Carl-Gustaf Rossby (1898–1957), a Swedish meteorologist who came to the United States in 1926, was one of the leaders in making meteorology a mathematical science based on fluid dynamics.

He was both a forecaster and a mathematical theorist who had worked with Vilhelm Bjerknes in Europe. When he was invited to the United States in 1925, he expected to share the Norwegian concepts and techniques with the U.S. Weather Bureau, but few of the bureau’s leaders and forecasters at the time were interested in new ideas.

At the same time, technical advances were beginning to turn airplanes into the major sources of military and commercial power they became during and after World War II. In the 1920s, aviators were discovering that improved weather forecasts were needed to take flying beyond a mere fair-weather amusement, but the Weather Bureau had little interest in helping them. In fact, its forecasts so displeased Charles Lindbergh during his forty-eight-state flying tour in 1927, following his celebrated flight across the Atlantic, that he asked Rossby to forecast for his flight from Washington, D.C., to Mexico City in December 1927.

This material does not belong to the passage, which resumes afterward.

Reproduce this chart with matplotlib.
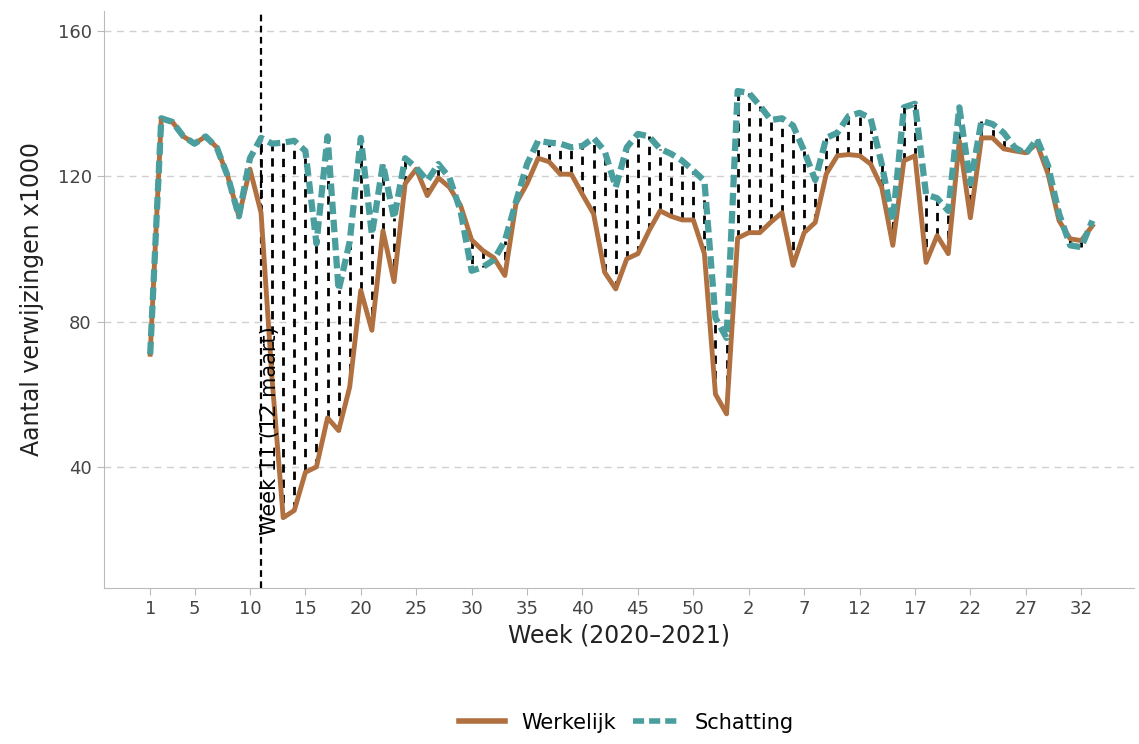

The following year a private foundation, the Daniel Guggenheim Fund for the Promotion of Aeronautics, financed an aviation forecasting system in California, which Rossby organized and ran, showing how the job could be done.

From the 1930s into the 1950s Rossby, among other things:

  • helped establish the meteorology department at Massachusetts Institute of Technology—the first in the United States;
  • was part-time research chief of the Weather Bureau, which was finally modernizing, in 1939 and 1940;
  • became the first head of the new University of Chicago meteorology department in 1941;
  • founded four meteorological journals;
  • ran the program that trained more than 6,000 meteorologists in universities for the armed forces during World War II;
  • helped lay the foundations for computerized weather forecasting; and
  • continued working on meteorological theory.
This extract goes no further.